Pay increase ratio disclosure. The Greater Accountability in Pay Act (H.R. 4242; amended version), sponsored by Rep. Nydia Velazquez (D-NY), would require public companies to report the ratio of an issuer's executive pay increases to the pay increases the issuer paid to its employees during the same fiscal year. The disclosure would build upon the pay ratio disclosure already required of public companies under Dodd-Frank Act Section 953(b).
Specifically, a company would have to calculate "the percentage increase in the median of the annual total compensation of all executive officers" of the issuer over the prior fiscal year and "the percentage increase in the median of the annual total compensation of all employees of the issuer, excluding executive officers" for the same period.
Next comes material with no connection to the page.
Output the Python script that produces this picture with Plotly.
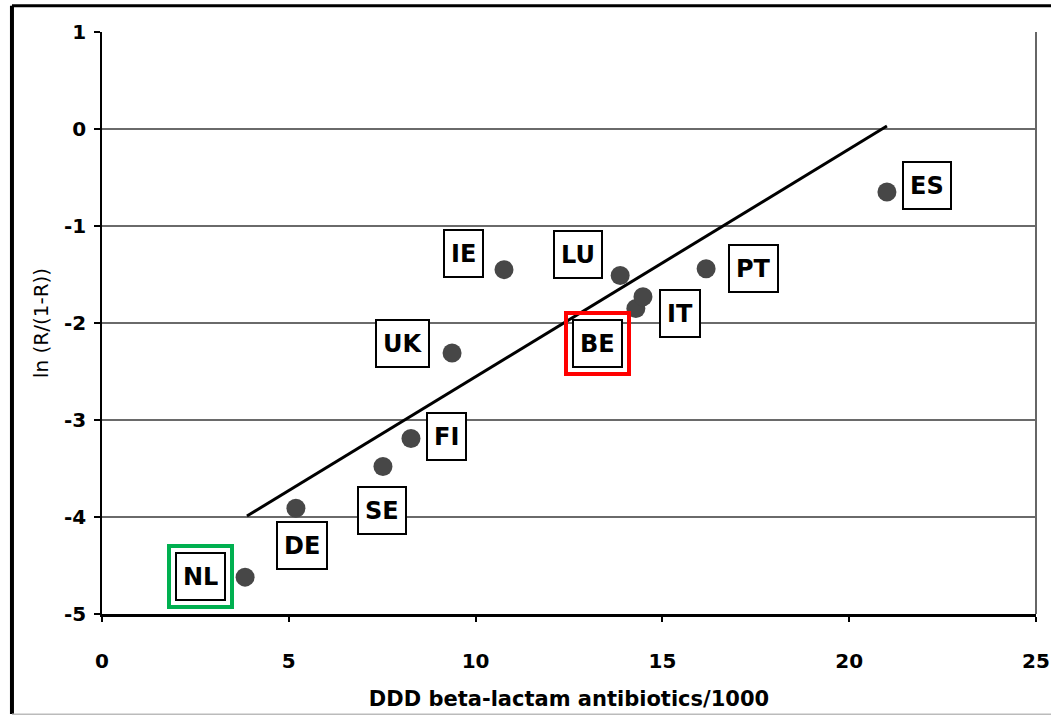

A company must then obtain the ratio of these two calculations. Moreover, a company would have to compare the results of the first two calculations to the same-period percentage change in the Consumer Price Index for All Urban Consumers. The bill was reported by a vote of 32-21.
Executive compensation claw backs. Under the Corporate Management Accountability Act (H.R. 4320; amended version), sponsored by Rep. Katie Porter (D-Calif), a public company would have to disclose in its annual report or proxy statement whether it has procedures to claw back (or withhold from payment) compensation from named executive officers in the amount of "covered fines" paid by the company. If a company has such procedures, it would have to describe them and disclose the amounts recouped during the last three fiscal years. A company that has no relevant claw back procedure would have to explain why such procedures are unnecessary. The bill was reported by a vote of 31-22.
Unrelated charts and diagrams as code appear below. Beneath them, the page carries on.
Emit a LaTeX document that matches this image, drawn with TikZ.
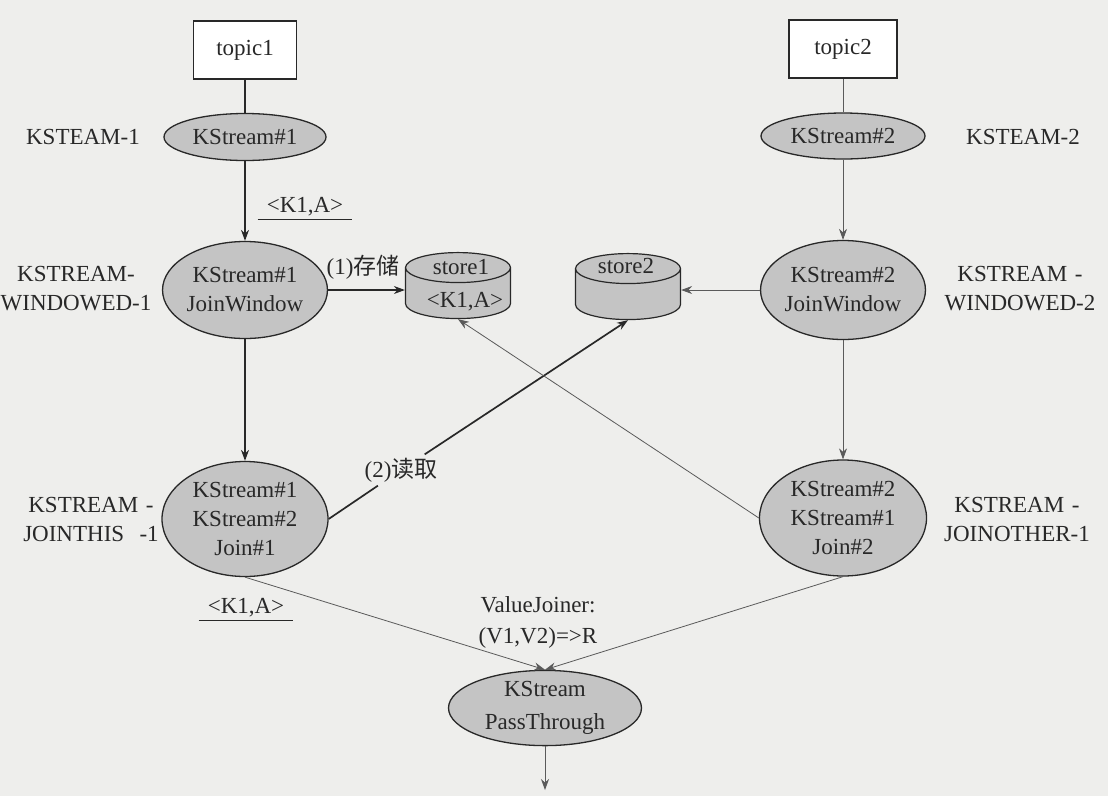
\documentclass[tikz,border=0pt]{standalone}
\usepackage{fontspec}
\setmainfont{Liberation Serif}
\newfontfamily\cjk{Noto Sans CJK SC}
\usetikzlibrary{shapes.geometric,arrows.meta}
\definecolor{bgcol}{RGB}{238,238,236}
\definecolor{ink}{RGB}{40,40,40}
\definecolor{thinink}{RGB}{90,90,90}
\definecolor{nodegray}{RGB}{196,196,196}
\tikzset{
  stream/.style={ellipse,draw=ink,fill=nodegray,line width=1.3pt,inner sep=0pt,align=center,text=ink},
  topicbox/.style={rectangle,draw=ink,fill=white,line width=1.2pt,minimum width=103pt,minimum height=58pt,text=ink},
  storecyl/.style={cylinder,shape border rotate=90,aspect=4.5,draw=ink,fill=nodegray,line width=1.2pt,minimum width=105pt,minimum height=66pt},
  nametag/.style={align=center,text=ink},
  kv/.style={inner xsep=9pt,inner ysep=3pt,text=ink},
  flow/.style={->,draw=ink,line width=1.3pt},
  thinflow/.style={->,draw=thinink,line width=0.8pt}
}
\begin{document}
\begin{tikzpicture}[x=1pt,y=-1pt,font=\fontsize{23}{29}\selectfont,>={Stealth[length=11pt,width=8pt]}]
\fill[bgcol] (0,0) rectangle (1108,796);
\useasboundingbox (0,0) rectangle (1108,796);
% left branch
\node[topicbox] (topic1) at (245,50) {topic1};
\node[stream,minimum width=162pt,minimum height=47pt] (ks1) at (245,137) {KStream\#1};
\node[stream,minimum width=162pt,minimum height=97pt] (jw1) at (245,290) {KStream\#1\\JoinWindow};
\node[stream,minimum width=166pt,minimum height=115pt] (join1) at (245,519) {KStream\#1\\KStream\#2\\Join\#1};
% right branch
\node[topicbox,minimum width=108pt] (topic2) at (843,49) {topic2};
\node[stream,minimum width=164pt,minimum height=46pt] (ks2) at (843,136) {KStream\#2};
\node[stream,minimum width=164pt,minimum height=99pt] (jw2) at (843,290) {KStream\#2\\JoinWindow};
\node[stream,minimum width=167pt,minimum height=116pt] (join2) at (843,518) {KStream\#2\\KStream\#1\\Join\#2};
% stores
\node[storecyl] (store1) at (458,296) {};
\node[nametag] (s1name) at (461,267) {store1};
\node[nametag] (s1kv) at (465,302) {<K1,A>};
\node[storecyl] (store2) at (628,297) {};
\node[nametag] (s2name) at (626,266) {store2};
% join result
\node[stream,minimum width=193pt,minimum height=72pt] (pass) at (545,708) {KStream\\[4pt]PassThrough};
\coordinate (out) at (545,790);
% processor names
\node[nametag] (n1) at (83,137) {KSTEAM-1};
\node[nametag] (n2) at (1023,137) {KSTEAM-2};
\node[nametag,text width=160pt] (n3) at (76,289) {KSTREAM-\\WINDOWED-1};
\node[nametag,text width=160pt] (n4) at (1020,289) {KSTREAM -\\WINDOWED-2};
\node[nametag,text width=160pt] (n5) at (91,519) {KSTREAM -\\JOINTHIS\ \ -1};
\node[nametag,text width=160pt] (n6) at (1017,519) {KSTREAM -\\JOINOTHER-1};
% edge texts
\node[nametag] (save) at (363,267) {(1)\cjk 存储};
\node[nametag] (rd) at (401,470) {(2)\cjk 读取};
\node[kv] (kv1) at (305,207) {<K1,A>};
\draw[ink,line width=1pt] (kv1.south west) -- (kv1.south east);
\node[kv] (kv2) at (246,608) {<K1,A>};
\draw[ink,line width=1pt] (kv2.south west) -- (kv2.south east);
\node[nametag] (vj) at (538,622) {ValueJoiner:\\[2pt](V1,V2)=>R};
% connectors
\draw[ink,line width=1.3pt] (topic1) -- (ks1);
\draw[flow] (ks1) -- (jw1);
\draw[flow] (jw1) -- (join1);
\draw[thinink,line width=0.8pt] (topic2) -- (ks2);
\draw[thinflow] (ks2) -- (jw2);
\draw[thinflow] (jw2) -- (join2);
\draw[flow] (jw1.east) -- (store1.west |- jw1.east);
\draw[thinflow,line width=1pt] (jw2.west) -- (store2.east |- jw2.west);
\draw[flow,line width=1.7pt] (join1.east) -- (rd) -- (store2.south);
\draw[thinflow] (join2.west) -- (store1.south);
\draw[thinflow] (join1.south) -- (pass.north);
\draw[thinflow] (join2.south) -- (pass.north);
\draw[thinflow] (pass) -- (out);
\end{tikzpicture}
\end{document}
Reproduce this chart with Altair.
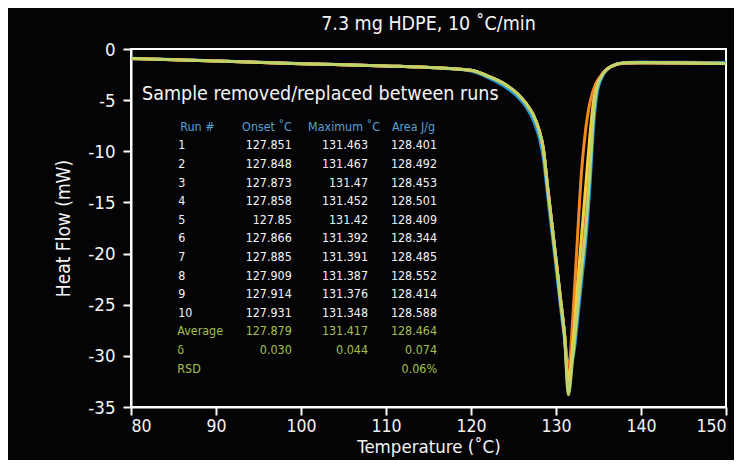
import altair as alt
import pandas as pd

# ---------------- data ----------------
temps = [80, 90, 100, 110, 116, 120, 122, 124, 125.5, 126.5, 127.3, 128, 128.5, 129,
         129.5, 130, 130.5, 131, 131.45, 132, 132.5, 133, 133.5, 134, 134.4, 134.8,
         135.4, 136.5, 138, 140, 145, 150]

run_blue = [-0.90, -1.16, -1.42, -1.65, -1.86, -2.15, -2.80, -3.70, -4.70, -5.70, -6.90,
            -8.60, -10.6, -14.2, -17.8, -21.3, -25.0, -28.3, -30.6, -30.1, -26.8, -22.8,
            -18.8, -13.3, -7.8, -4.5, -2.8, -1.72, -1.33, -1.28, -1.30, -1.32]
run_orange = [-0.93, -1.18, -1.43, -1.65, -1.84, -2.08, -2.65, -3.45, -4.4, -5.35, -6.4,
              -7.9, -9.7, -13.4, -17.0, -20.6, -24.2, -27.8, -31.5, -26.0, -18.8, -12.0,
              -7.8, -5.2, -4.0, -3.2, -2.5, -1.7, -1.38, -1.35, -1.38, -1.42]
run_purple = [-0.93, -1.18, -1.43, -1.65, -1.84, -2.08, -2.65, -3.45, -4.4, -5.35, -6.4,
              -7.9, -9.7, -13.4, -17.0, -20.6, -24.2, -27.9, -33.2, -29.2, -24.8, -20.3,
              -15.8, -10.4, -5.9, -3.7, -2.55, -1.7, -1.38, -1.35, -1.38, -1.42]
run_red = [-0.93, -1.18, -1.43, -1.65, -1.84, -2.08, -2.65, -3.45, -4.4, -5.35, -6.4,
           -7.9, -9.7, -13.4, -17.0, -20.6, -24.2, -27.9, -31.9, -28.0, -23.8, -19.0,
           -14.2, -9.0, -5.4, -3.6, -2.5, -1.7, -1.38, -1.35, -1.38, -1.42]
run_yellow = [-0.93, -1.18, -1.43, -1.65, -1.84, -2.08, -2.65, -3.45, -4.4, -5.35, -6.4,
              -7.9, -9.7, -13.4, -17.0, -20.6, -24.2, -27.9, -32.4, -28.4, -23.4, -18.4,
              -13.4, -8.4, -5.2, -3.6, -2.55, -1.7, -1.38, -1.35, -1.38, -1.42]
run_green = [-0.93, -1.18, -1.43, -1.65, -1.84, -2.08, -2.65, -3.45, -4.4, -5.35, -6.4,
             -7.9, -9.7, -13.4, -17.0, -20.6, -24.3, -28.0, -33.8, -29.9, -25.8, -21.6,
             -17.5, -11.8, -6.6, -3.9, -2.6, -1.7, -1.38, -1.35, -1.38, -1.42]

series_names = ["s1", "s2", "s3", "s4", "s5", "s6"]
series_values = [run_blue, run_orange, run_purple, run_red, run_yellow, run_green]
series_colors = ["#1e9bd7", "#f5891f", "#b67fc0", "#e0302a", "#f4cf3a", "#bcd46a"]

headers = ["Run #", "Onset ˚C", "Maximum ˚C", "Area J/g"]
run_labels = ["1", "2", "3", "4", "5", "6", "7", "8", "9", "10"]
onset = ["127.851", "127.848", "127.873", "127.858", "127.85", "127.866", "127.885",
         "127.909", "127.914", "127.931"]
maximum = ["131.463", "131.467", "131.47", "131.452", "131.42", "131.392", "131.391",
           "131.387", "131.376", "131.348"]
area = ["128.401", "128.492", "128.453", "128.501", "128.409", "128.344", "128.485",
        "128.552", "128.414", "128.588"]
summary_labels = ["Average", "δ", "RSD"]
summary_onset = ["127.879", "0.030", ""]
summary_max = ["131.417", "0.044", ""]
summary_area = ["128.464", "0.074", "0.06%"]

title_text = "7.3 mg HDPE, 10 ˚C/min"
note_text = "Sample removed/replaced between runs"

FONT = "DejaVu Sans Condensed"
WHITE = "#f4f4f4"
BLUE_T = "#5aa0cf"
GREEN_T = "#a6c04a"

# ---------------- curves ----------------
rows = []
for name, vals in zip(series_names, series_values):
    for t, v in zip(temps, vals):
        rows.append({"T": t, "HF": v, "run": name})
curves = pd.DataFrame(rows)

x_scale = alt.Scale(domain=[80, 150], nice=False, zero=False)
y_scale = alt.Scale(domain=[-35, 0], nice=False, zero=False)

lines = alt.Chart(curves).mark_line(strokeWidth=3, interpolate="monotone", clip=True).encode(
    x=alt.X("T:Q", scale=x_scale, title="Temperature (˚C)",
            axis=alt.Axis(values=list(range(80, 151, 10)))),
    y=alt.Y("HF:Q", scale=y_scale, title="Heat Flow (mW)",
            axis=alt.Axis(values=list(range(-35, 1, 5)), labelExpr="'' + datum.value")),
    color=alt.Color("run:N", scale=alt.Scale(domain=series_names, range=series_colors), legend=None),
)

# ---------------- table annotation ----------------
y_head = -8.0
step = -1.818
col_left_x = 85.55
col_right_x = [98.91, 107.88, 116.0]
col_head_x = [96.0, 105.06, 113.24]

left_items, right_items, center_items = [], [], []
left_items.append({"x": 85.8, "y": y_head, "text": headers[0], "c": BLUE_T})
for j in range(3):
    center_items.append({"x": col_head_x[j], "y": y_head, "text": headers[j + 1], "c": BLUE_T})
for i, lab in enumerate(run_labels):
    yy = y_head + step * (i + 1)
    left_items.append({"x": col_left_x, "y": yy, "text": lab, "c": WHITE})
    for j, col in enumerate([onset, maximum, area]):
        right_items.append({"x": col_right_x[j], "y": yy, "text": col[i], "c": WHITE})
for k, lab in enumerate(summary_labels):
    yy = y_head + step * (len(run_labels) + 1 + k)
    left_items.append({"x": col_left_x - 0.1, "y": yy, "text": lab, "c": GREEN_T})
    for j, col in enumerate([summary_onset, summary_max, summary_area]):
        if col[k]:
            right_items.append({"x": col_right_x[j], "y": yy, "text": col[k], "c": GREEN_T})


def text_layer(items, align, size, font=FONT):
    return alt.Chart(pd.DataFrame(items)).mark_text(
        align=align, baseline="alphabetic", font=font, fontSize=size
    ).encode(
        x=alt.X("x:Q", scale=x_scale),
        y=alt.Y("y:Q", scale=y_scale),
        text="text:N",
        color=alt.Color("c:N", scale=None),
    )


note = text_layer([{"x": 81.3, "y": -5.0, "text": note_text, "c": WHITE}], "left", 19.5)
t_left = text_layer(left_items, "left", 12.4)
t_right = text_layer(right_items, "right", 12.4)
t_center = text_layer(center_items, "center", 12.4)

chart = alt.layer(lines, note, t_left, t_right, t_center).properties(
    width=595,
    height=358,
    background="#040407",
    padding={"left": 123, "top": 41, "right": 8, "bottom": 53},
    autosize=alt.AutoSizeParams(type="none"),
    title=alt.TitleParams(title_text, font=FONT, fontSize=19.5,
                          fontWeight="normal", color=WHITE, anchor="middle", offset=6),
).configure_view(
    stroke="white", strokeWidth=2
).configure_axis(
    grid=False,
    domainColor="white", domainWidth=2,
    tickColor="white", tickWidth=2, tickSize=8,
    labelColor=WHITE, labelFont=FONT,
    titleColor=WHITE, titleFont=FONT, titleFontWeight="normal",
).configure_axisX(
    labelFontSize=17.5, labelPadding=2, titleFontSize=18.5, titlePadding=3
).configure_axisY(
    labelFontSize=18.5, titleFontSize=19, labelPadding=8, titlePadding=14
)

chart.save("out.html", embed_options={"renderer": "svg", "actions": False})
Form 8-K and insider trading. Companies generally must file or furnish a Form 8-K within four business days of some reportable event. The 8–K Trading Gap Act of 2019 (H.R. 4335; S. 2488) requires the Commission to adopt rules within one year of enactment to mandate that companies have policies, controls, and procedures reasonably designed to prohibit certain types of insider trading during this four-day period.
The original House bill did not include a provision requiring the SEC to exempt investment companies and investment advisers or other disclosures that comply with Regulation FD from the Form 8-K trading ban as had the Senate bill. The amended House bill is now equivalent to the Senate bill. The House bill was reported by a vote of 52-0.